[Instructions to follow] Extract the first line of the entries below and every line after it up to the one containing "const yTicks = [0, 0.2, 0.4, 0.6];", both kept. Pictures are excluded.

:: Records to use

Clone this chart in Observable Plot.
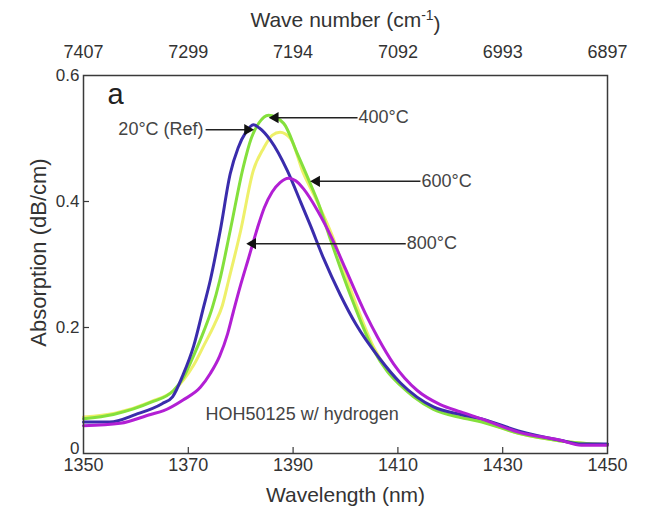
<!DOCTYPE html>
<html><head><meta charset="utf-8">
<script src="https://cdn.jsdelivr.net/npm/d3@7"></script>
<script src="https://cdn.jsdelivr.net/npm/@observablehq/plot@0.6"></script>
<style>body{margin:0;background:#fff}</style>
</head><body><div id="chart"></div>
<script>
// Axis ticks
const xTicks = [1350, 1370, 1390, 1410, 1430, 1450];
const waveNumberLabels = ["7407", "7299", "7194", "7092", "6993", "6897"];
const yTicks = [0, 0.2, 0.4, 0.6];

// 20°C (Ref)
const wl20 = [1350,1355,1360,1365,1367,1369,1371,1372.9,1374.2,1376.1,1378,1379.5,1381,1382.4,1383.5,1385.7,1388.9,1391.4,1393.3,1395.8,1399,1402,1406.4,1410.5,1416.8,1422,1426,1433,1441,1445,1450];
const abs20 = [0.050,0.050,0.062,0.079,0.090,0.125,0.170,0.232,0.275,0.354,0.444,0.485,0.510,0.522,0.517,0.497,0.449,0.400,0.362,0.310,0.252,0.205,0.152,0.112,0.074,0.062,0.055,0.036,0.021,0.015,0.015];
// 400°C
const wl400 = [1350,1355.7,1362.8,1367.2,1369.1,1371,1373,1374.6,1376,1378,1380.5,1382,1383.5,1385.3,1388.2,1390.8,1393.3,1394.7,1397.2,1401,1405.3,1408,1410.5,1413,1416.8,1422,1426,1433,1441,1450];
const abs400 = [0.055,0.062,0.081,0.100,0.121,0.155,0.195,0.232,0.275,0.354,0.455,0.500,0.525,0.537,0.524,0.476,0.428,0.400,0.338,0.250,0.165,0.130,0.108,0.090,0.070,0.057,0.050,0.032,0.020,0.014];
// 600°C
const wl600 = [1350,1356,1362.8,1367.2,1369.1,1371,1373,1375,1376.5,1377.7,1380,1382.4,1384.4,1386,1387.5,1389.5,1392,1394,1397.5,1401,1405.3,1408,1410.5,1413,1416.8,1422,1426,1433,1441,1450];
const abs600 = [0.058,0.064,0.082,0.100,0.117,0.140,0.172,0.205,0.235,0.275,0.354,0.449,0.485,0.505,0.510,0.500,0.444,0.410,0.345,0.260,0.170,0.133,0.110,0.092,0.071,0.058,0.051,0.032,0.020,0.014];
// 800°C
const wl800 = [1350,1357,1362.8,1365.3,1369,1372.3,1374.2,1376,1377.5,1378.6,1380,1381.5,1383.2,1384.5,1386,1387.5,1389.1,1390.5,1392,1394.7,1397.5,1400,1403.8,1406.1,1409.2,1413.7,1418,1422,1426,1433,1441,1445,1450];
const abs800 = [0.044,0.048,0.062,0.068,0.085,0.105,0.127,0.155,0.190,0.225,0.268,0.310,0.358,0.390,0.415,0.430,0.437,0.433,0.420,0.385,0.340,0.293,0.222,0.185,0.142,0.100,0.078,0.066,0.055,0.034,0.021,0.013,0.013];

const seriesNames = ["600°C", "400°C", "20°C (Ref)", "800°C"];
const seriesColors = ["#eef06a", "#84e03c", "#3a2cac", "#b21fd4"];
const seriesWl = [wl600, wl400, wl20, wl800];
const seriesAbs = [abs600, abs400, abs20, abs800];

// Annotations: label, arrow start x (next to the label), arrow tip x, y
const annLabels = ["20°C (Ref)", "400°C", "600°C", "800°C"];
const annStartX = [1373.3, 1402.3, 1414.3, 1411.5];
const annTipX = [1381.3, 1386.6, 1394.5, 1382.3];
const annY = [0.514, 0.533, 0.432, 0.333];

const sampleLabel = "HOH50125 w/ hydrogen";
const sampleX = 1373.3, sampleY = 0.063;
const panelLabel = "a";

const curves = [];
seriesNames.forEach((name, i) => {
  seriesWl[i].forEach((w, j) => curves.push({series: name, wl: w, abs: seriesAbs[i][j]}));
});
const ann = annLabels.map((t, i) => ({
  text: t, x1: annStartX[i], x2: annTipX[i], y: annY[i],
  dir: annTipX[i] > annStartX[i] ? 1 : -1
}));
const annRight = ann.filter(d => d.dir > 0); // label left of arrow
const annLeft = ann.filter(d => d.dir < 0);  // label right of arrow

const W = 646, H = 509, mL = 83, mR = 39, mT = 75, mB = 56;
const innerH = H - mT - mB, innerW = W - mL - mR;

const chart = Plot.plot({
  width: W, height: H,
  marginLeft: mL, marginRight: mR, marginTop: mT, marginBottom: mB,
  x: {domain: [1350, 1450]},
  y: {domain: [0, 0.6]},
  color: {domain: seriesNames, range: seriesColors},
  style: {fontFamily: "'Liberation Sans', Arial, sans-serif", fontSize: "18px", color: "#333", background: "#fff"},
  marks: [
    Plot.line(curves, {x: "wl", y: "abs", z: "series", stroke: "series", strokeWidth: 3, curve: "monotone-x"}),
    Plot.frame({stroke: "#3a3a3a", strokeWidth: 1.5}),
    Plot.axisX({anchor: "bottom", ticks: xTicks, tickSize: 0, tickPadding: 5, fontSize: 18,
      tickFormat: d => String(d), label: null}),
    Plot.axisX({anchor: "top", ticks: xTicks, tickSize: 0, tickPadding: 18, fontSize: 18,
      tickFormat: d => waveNumberLabels[xTicks.indexOf(d)], label: null}),
    Plot.axisY({anchor: "left", ticks: yTicks, tickSize: 0, tickPadding: 4, fontSize: 17,
      tickFormat: d => d === 0 ? "0" : d.toFixed(1), label: null}),
    Plot.tickX(xTicks.slice(1, -1), {x: d => d, insetTop: innerH - 6, stroke: "#3a3a3a", strokeWidth: 1.2}),
    Plot.tickY(yTicks.slice(1, -1), {y: d => d, insetRight: innerW - 6, stroke: "#3a3a3a", strokeWidth: 1.2}),
    Plot.text(["Wavelength (nm)"], {frameAnchor: "bottom", lineAnchor: "middle", dy: 42, fontSize: 21, fill: "#333"}),
    Plot.text(["Wave number (cm-1)"], {frameAnchor: "top", lineAnchor: "middle", dy: -55, fontSize: 21, fill: "#333"}),
    Plot.text(["Absorption (dB/cm)"], {frameAnchor: "left", textAnchor: "middle", lineAnchor: "middle",
      dx: -45, dy: -12, rotate: -90, fontSize: 22, fill: "#333"}),
    Plot.text([panelLabel], {frameAnchor: "top-left", lineAnchor: "top", dx: 24, dy: 8, fontSize: 29, fill: "#222"}),
    Plot.text([sampleLabel], {x: [sampleX], y: [sampleY], textAnchor: "start", fontSize: 18, fill: "#444"}),
    Plot.link(ann, {x1: "x1", x2: "x2", y1: "y", y2: "y", stroke: "#222", strokeWidth: 1.5}),
    Plot.dot(ann, {x: "x2", y: "y", symbol: "triangle", r: 4.2, fill: "#111", stroke: "none",
      rotate: d => d.dir > 0 ? 90 : -90}),
    Plot.text(annRight, {x: "x1", y: "y", text: "text", textAnchor: "end", dx: -2, fontSize: 18, fill: "#444"}),
    Plot.text(annLeft, {x: "x1", y: "y", text: "text", textAnchor: "start", dx: 1, fontSize: 18, fill: "#444"})
  ]
});
document.getElementById("chart").appendChild(chart);

// superscript for the top axis label
d3.select(chart).selectAll("text").filter(function () { return this.textContent === "Wave number (cm-1)"; })
  .each(function () {
    const t = d3.select(this);
    t.text("");
    t.append("tspan").text("Wave number (cm");
    t.append("tspan").attr("dy", "-0.5em").attr("font-size", "14").text("-1");
    t.append("tspan").attr("dy", "0.5em").text(")");
  });
// lift the "0" tick label slightly as in the reference
d3.select(chart).selectAll("g[aria-label='y-axis tick label'] text")
  .filter(function () { return this.textContent === "0"; })
  .attr("dy", "-0.3em");
</script>
</body></html>
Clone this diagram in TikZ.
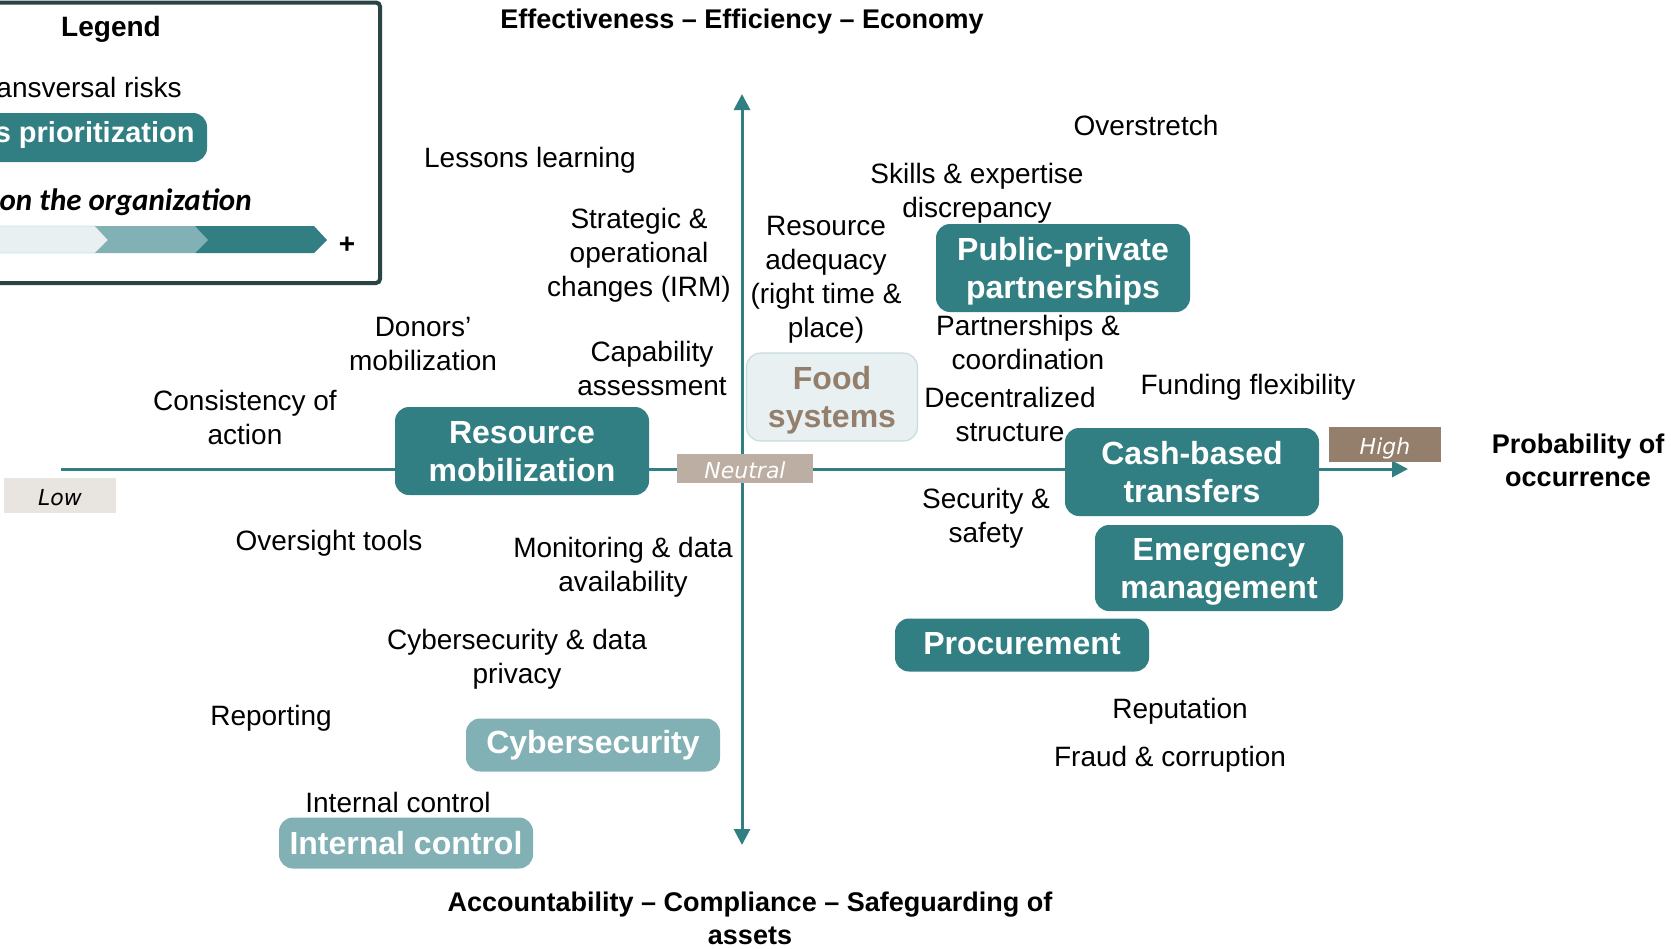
\documentclass[tikz,border=0pt]{standalone}
\usepackage{fontspec}
\setmainfont{Liberation Sans}
\newfontfamily\calibri{Carlito}
\newfontfamily\verdana{DejaVu Sans}
\usetikzlibrary{arrows.meta}
\definecolor{mteal}{HTML}{317F83}
\definecolor{lteal}{HTML}{81B1B4}
\definecolor{pteal}{HTML}{E8F0F1}
\definecolor{mtaupe}{HTML}{937F6B}
\definecolor{ltaupe}{HTML}{BCAEA2}
\definecolor{pgrey}{HTML}{E8E5E1}
\definecolor{mframe}{HTML}{2A4446}
\tikzset{risk/.style = {fill=mteal, rounded corners=7pt, text=white, align=center,
                        font=\fontsize{16}{19}\selectfont\bfseries, inner sep=0,
                        text depth=0pt, minimum width=127pt, minimum height=44pt}}
\tikzset{lrisk/.style = {risk, fill=lteal, text depth=, minimum height=26.5pt}}
\tikzset{risktext/.style = {align=center, font=\fontsize{14}{17}\selectfont}}
\tikzset{axistitle/.style = {align=center, font=\fontsize{13.5}{16.5}\selectfont\bfseries}}
\tikzset{scalebox/.style = {inner sep=0, minimum width=56pt, minimum height=17.5pt,
                            text height=1em, text depth=0pt,
                            font=\verdana\itshape\fontsize{11}{12}\selectfont}}
\tikzset{axis/.style = {draw=mteal, line width=1.5pt}}

\begin{document}
\begin{tikzpicture}[x=0.5pt, y=-0.5pt]
    \useasboundingbox (0, 0) rectangle (1671, 948);
    \clip (0, 0) rectangle (1671, 948);

    % legend
    \draw [mframe, line width=2pt, rounded corners=2pt] (-20, 2.5) rectangle (380, 283);
    \node [font=\fontsize{14}{17}\selectfont\bfseries] (legtitle) at (111, 29) {Legend};
    \node [risktext, anchor=east, inner sep=0] (legtrans) at (182, 87) {Transversal risks};
    \fill [mteal, rounded corners=7pt] (-30, 113) rectangle (207, 162);
    \node [anchor=east, inner sep=0, text=white, font=\fontsize{14.5}{17}\selectfont\bfseries] (legprio) at (195, 135) {Risk areas prioritization};
    \node [anchor=east, inner sep=0, font=\calibri\fontsize{15.5}{18}\selectfont\bfseries\itshape] (legimpact) at (252, 202) {Impact on the organization};
    \filldraw [fill=pteal, draw=lteal!40, line width=0.4pt] (-30, 226) -- (95, 226) -- (108, 240) -- (95, 253) -- (-30, 253) -- cycle;
    \fill [lteal] (95, 226) -- (195, 226) -- (208, 240) -- (195, 253) -- (95, 253) -- (108, 240) -- cycle;
    \fill [mteal] (195, 226) -- (314, 226) -- (327, 240) -- (314, 253) -- (195, 253) -- (208, 240) -- cycle;
    \node [font=\fontsize{14}{17}\selectfont\bfseries] (legplus) at (347, 245) {+};

    % axes
    \coordinate (xlo) at (61, 469);
    \coordinate (xhi) at (1408, 469);
    \coordinate (ytop) at (742, 94);
    \coordinate (ybot) at (742, 845);
    \draw [axis, -{Triangle[length=8pt, width=8pt]}] (xlo) -- (xhi);
    \draw [axis, {Triangle[length=8pt, width=8pt]}-{Triangle[length=8pt, width=8pt]}] (ybot) -- (ytop);

    \node [scalebox, fill=pgrey] (low) at (60, 495) {Low};
    \node [scalebox, fill=ltaupe, text=white, minimum width=68pt, minimum height=14.5pt] (neutral) at (745, 468) {Neutral};
    \node [scalebox, fill=mtaupe, text=white] (high) at (1385, 444) {High};

    \node [axistitle] (topaxis) at (742, 22) {Effectiveness -- Efficiency -- Economy};
    \node [axistitle] (botaxis) at (750, 918) {Accountability -- Compliance -- Safeguarding of\\assets};
    \node [axistitle] (rightaxis) at (1578, 460) {Probability of\\occurrence};

    % risks
    \node [risktext] (lessons) at (530, 160) {Lessons learning};
    \node [risktext] (overstretch) at (1146, 125) {Overstretch};
    \node [risktext] (skills) at (977, 193) {Skills \& expertise\\discrepancy};
    \node [risktext] (strategic) at (639, 255) {Strategic \&\\operational\\changes (IRM)};
    \node [risktext] (adequacy) at (826, 280) {Resource\\adequacy\\(right time \&\\place)};
    \node [risktext] (donors) at (423, 344) {Donors’\\mobilization};
    \node [risktext] (capability) at (652, 368) {Capability\\assessment};
    \node [risktext] (partnerships) at (1028, 342) {Partnerships \&\\coordination};
    \node [risktext] (funding) at (1248, 387) {Funding flexibility};
    \node [risktext] (consistency) at (245, 417) {Consistency of\\action};
    \node [risktext] (decentral) at (1010, 414) {Decentralized\\structure};
    \node [risktext] (security) at (986, 518) {Security \&\\safety};
    \node [risktext] (oversight) at (329, 543) {Oversight tools};
    \node [risktext] (monitoring) at (623, 567) {Monitoring \& data\\availability};
    \node [risktext] (cyberdata) at (517, 659) {Cybersecurity \& data\\privacy};
    \node [risktext] (reporting) at (271, 718) {Reporting};
    \node [risktext] (intcontrol) at (398, 802) {Internal control};
    \node [risktext] (reputation) at (1180, 711) {Reputation};
    \node [risktext] (fraud) at (1170, 759) {Fraud \& corruption};

    % priority areas
    \node [risk] (resmob) at (522, 451) {Resource\\mobilization};
    \node [risk] (ppp) at (1063, 268) {Public-private\\partnerships};
    \node [risk] (cbt) at (1192, 472) {Cash-based\\transfers};
    \node [risk, minimum width=124pt, minimum height=43pt] (emergency) at (1219, 568) {Emergency\\management};
    \node [risk, text depth=2pt, minimum height=26.5pt] (procurement) at (1022, 645) {Procurement};
    \node [risk, fill=pteal, draw=lteal!45, line width=0.6pt, text=mtaupe, minimum width=85.5pt] (food) at (832, 397) {Food\\systems};
    \node [lrisk] (cyber) at (593, 745) {Cybersecurity};
    \node [lrisk, minimum height=25.5pt] (intbox) at (406, 843) {Internal control};
\end{tikzpicture}
\end{document}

::::

[Response to this task]
Clone this chart in Observable Plot.
<!DOCTYPE html>
<html><head><meta charset="utf-8">
<script src="https://cdn.jsdelivr.net/npm/d3@7"></script>
<script src="https://cdn.jsdelivr.net/npm/@observablehq/plot@0.6"></script>
<style>body{margin:0;background:#fff}</style>
</head><body><div id="chart"></div>
<script>
// Axis ticks
const xTicks = [1350, 1370, 1390, 1410, 1430, 1450];
const waveNumberLabels = ["7407", "7299", "7194", "7092", "6993", "6897"];
const yTicks = [0, 0.2, 0.4, 0.6];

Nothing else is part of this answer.